Un libro, un discurso, unas palabras sencillas pueden ser inspiradoras, tanto que se conviertan en un referente de tu escritura, en un mapa de travesía para la tu propia literatura. Los escritores, como los intelectuales, pensadores y artistas tienen que erigir una mística que los anime y tenerla por fin y sustancia hasta el día de su muerte. Existe un viejo discurso que representa a cada de una de las razones por las cuales escribo poesía y hoy tanteo la redacción de novelas: la compasión, el amor, la esperanza, el heroísmo, la libertad, el progreso humano. El arte debe construir, solidificar, expandir y cultivar palabras que sirvan al perfeccionamiento de la vida.
En 1950 un tímido y casi balbuceante William Faulkner recibía el Nobel de Literatura (concedido en 1949). Dicen que el temor al público del tímido novelista lo entorpeció tanto frente al micrófono que su vocalización fue pésima y que la ilustre audiencia de Estocolmo solo entendió el mensaje de esta descomunal pieza oratoria al leerla algunos días después, ya escrita sobre un papel. El discurso de Faulkner al recibir el Premio Nobel de Literatura, quizás fue de los más cortos, pero sirve de luz a aquellos que hacemos de las letras una comunión con la esperanza y con el futuro.
A ellos y ellas se las dedico. Dijo desde su podio el autor de “Luz de agosto” y “El sonido y la furia”: “Creo que este honor no se confiere a mi persona sino a mi obra, la obra de toda una vida en la agonía y vicisitudes del espíritu humano, no por gloria ni en absoluto por lucro sino por crear de los elementos del espíritu humano algo que no existía. De manera que esta distinción es mía solo en calidad de depósito.
No será difícil encontrar, para la parte monetaria que entraña, un destino acorde con los elevados propósitos de su origen. Pero también me gustaría hacer lo mismo con el renombre, aprovechando este momento como pináculo desde el cual me escuchen los hombres y mujeres jóvenes que se dedican a la misma lucha y afanes entre los cuales ya hay uno que algún día se parará aquí donde yo estoy. Nuestra tragedia actual es un temor general en todo el mundo, sufrido por tan largo tiempo que ya hemos aprendido a soportarlo.

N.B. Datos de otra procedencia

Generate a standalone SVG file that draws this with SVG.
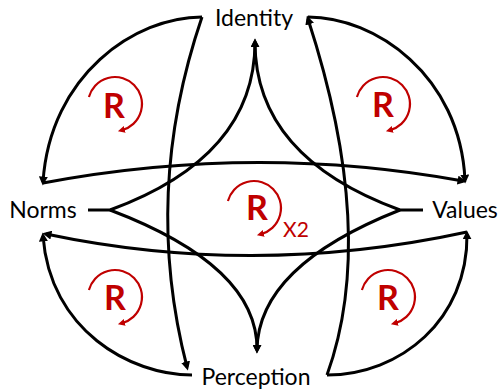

Ya no existen problemas del espíritu; sólo queda esta interrogante: ¿Cuándo estallaré? A causa de ella, el escritor o escritora joven de hoy ha olvidado los problemas de los sentimientos contradictorios del corazón humano, que por sí solos pueden ser tema de buena literatura, ya que únicamente sobre ellos sirve escribir y justifican la agonía y los afanes. Ese escritor joven debe compenetrarse nuevamente de ellos. Aprender que la máxima debilidad es sentirse temeroso; y después de aprenderlo olvidar ese temor para siempre, no dejar lugar en su arsenal de escritor sino para las antiguas verdades y realidades del corazón, las eternas verdades universales sin las cuales toda historia es efímera y predestinada al fracaso: amor y honor, piedad y orgullo, compasión y sacrificio.
Mientras no lo haga así continuará trabajando bajo una maldición. No escribirá de amor sino de sensualidad, de derrotas en que nadie pierde nada de valor, de victorias sin esperanzas y, lo peor de todo, sin piedad ni compasión. Sus penas no serán penas universales y no dejarán huella. No escribirá acerca del corazón sino de las glándulas. Mientras no capte de nuevo estas cosas, continuará escribiendo como si estuviera entre los hombres sólo observando el fin de la Humanidad. Yo rehúso aceptar el fin de la Humanidad. Es fácil decir que el hombre es inmortal porque perdurará; que cuando haya sonado la última clarinada de la destrucción y su eco se haya apagado entre las últimas rocas inservibles que deja la marea y que enrojecen los rayos del crepúsculo, aun entonces se escuchará otro sonido: el de su voz débil e inextinguible todavía hablando. También me niego a aceptar esto. Creo que el hombre no perdurará simplemente sino que prevalecerá. Creo que es inmortal no por ser la única criatura que tiene voz inextinguible sino porque tiene un alma, un espíritu capaz de compasión, de sacrificio y de perseverancia.
El deber del poeta y del escritor es escribir sobre estos atributos. Ambos tienen el privilegio de ayudar al hombre a perseverar, exaltando su corazón, recordándole el ánimo y el honor, la esperanza y el orgullo, la compasión, la piedad y el sacrificio que han sido la gloria de su pasado. La voz del poeta no debe relatar simplemente la historia del hombre, puede servirle de apoyo, ser una de las columnas que lo sostengan para perseverar y prevalecer.”